SUPREME COURT OF THE UNITED STATES

Syllabus

UNITED STATES v. CARLTON

certiorari to the united states court of appeals for the ninth circuit

No. 92-1941. Argued February 28, 1994 -- Decided June 13, 1994

As adopted in October 1986, 26 U.S.C. § 2057 granted an estate tax deduction for half the proceeds of "any sale of employer securities by the executor of an estate" to "an employee stock ownership plan" (ESOP). In December 1986, respondent Carlton, acting as an executor, purchased shares in a corporation, sold them to that company's ESOP at a loss, and claimed a large §2057 deduction on his estate tax return. In December 1987, §2057 was amended to provide that, to qualify for the deduction, the securities sold to an ESOP must have been "directly owned" by the decedent "immediately before death." Because the amendment applied retroactively, as if it were incorporated in the original 1986 provision, the Internal Revenue Service (IRS) disallowed Carlton's §2057 deduction. The District Court entered summary judgment against him in his ensuing refund action, rejecting his contention that the amendment's retroactive application to his transactions violated the Due Process Clause of the Fifth Amendment. The Court of Appeals reversed, holding that such application was rendered unduly harsh and oppressive, and therefore unconstitutional, by Carlton's lack of notice that §2057 would be retroactively amended and by his reasonable reliance to his detriment on pre-amendment law.

Held: The 1987 amendment's retroactive application to Carlton's 1986 transactions does not violate due process.
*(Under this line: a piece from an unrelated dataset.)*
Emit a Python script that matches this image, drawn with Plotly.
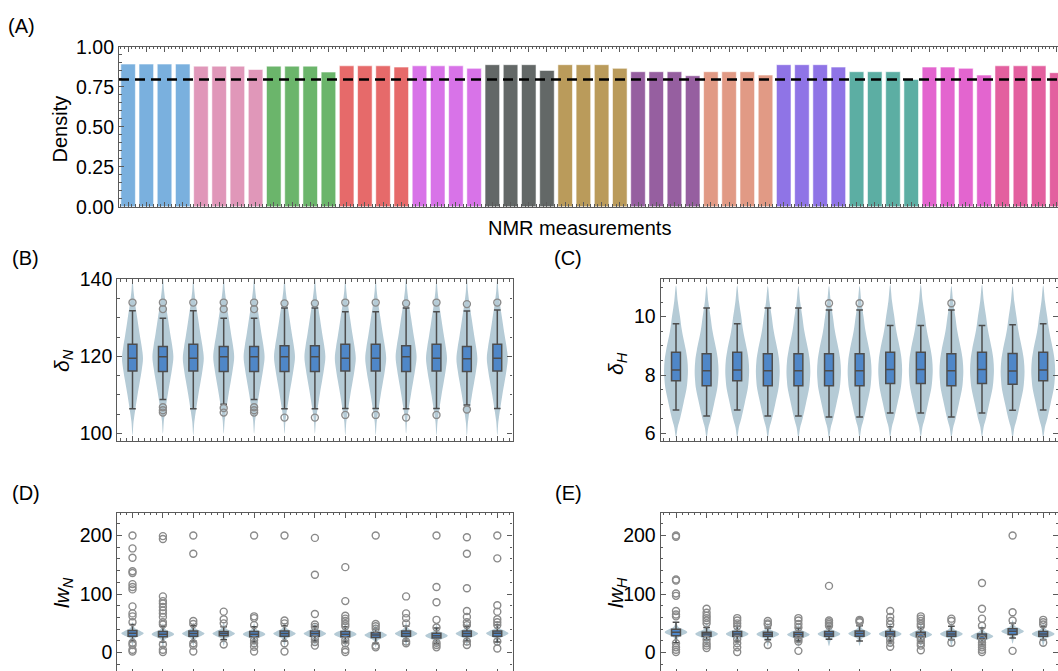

Under the applicable standard, a tax statute's retroactive application must be supported by a legitimate legislative purpose furthered by rational means. See, e.g., Pension Benefit Guaranty Corp. v. R. A. Gray & Co., 467 U.S. 717, 729-730. Here, Congress' purpose in enacting the 1987 amendment was neither illegitimate nor arbitrary. Section 2057 was originally intended to create an incentive for stockholders to sell their companies to their employees, but the absence of a decedent stock ownership requirement resulted in the deduction's broad availability to virtually any estate, at an estimated loss to the Government of up to $7 billion in anticipated revenues. Thus, Congress undoubtedly intended the amendment to correct what it reasonably viewed as a mistake in the original provision. There is no plausible contention that it acted with an improper motive, and its decision to prevent the unanticipated revenue loss by denying the deduction to those who made purely tax motivated stock transfers was not unreasonable. Moreover, the amendment's retroactive application is rationally related to its legitimate purpose, since Congress acted promptly in proposing the amendment within a few months of §2057's original enactment and established a modest retroactivity period that extended only slightly longer than one year. The Court of Appeals' exclusive focus on the taxpayer's notice and reliance held §2057 to an unduly strict standard. Pp. 4-9.

972 F. 2d 1051, reversed.

Blackmun, J., delivered the opinion of the Court, in which Rehnquist, C. J., and Stevens, Kennedy, Souter, and Ginsburg, JJ., joined. O'Connor, J., filed an opinion concurring in the judgment. Scalia, J., filed an opinion concurring in the judgment, in which Thomas, J., joined.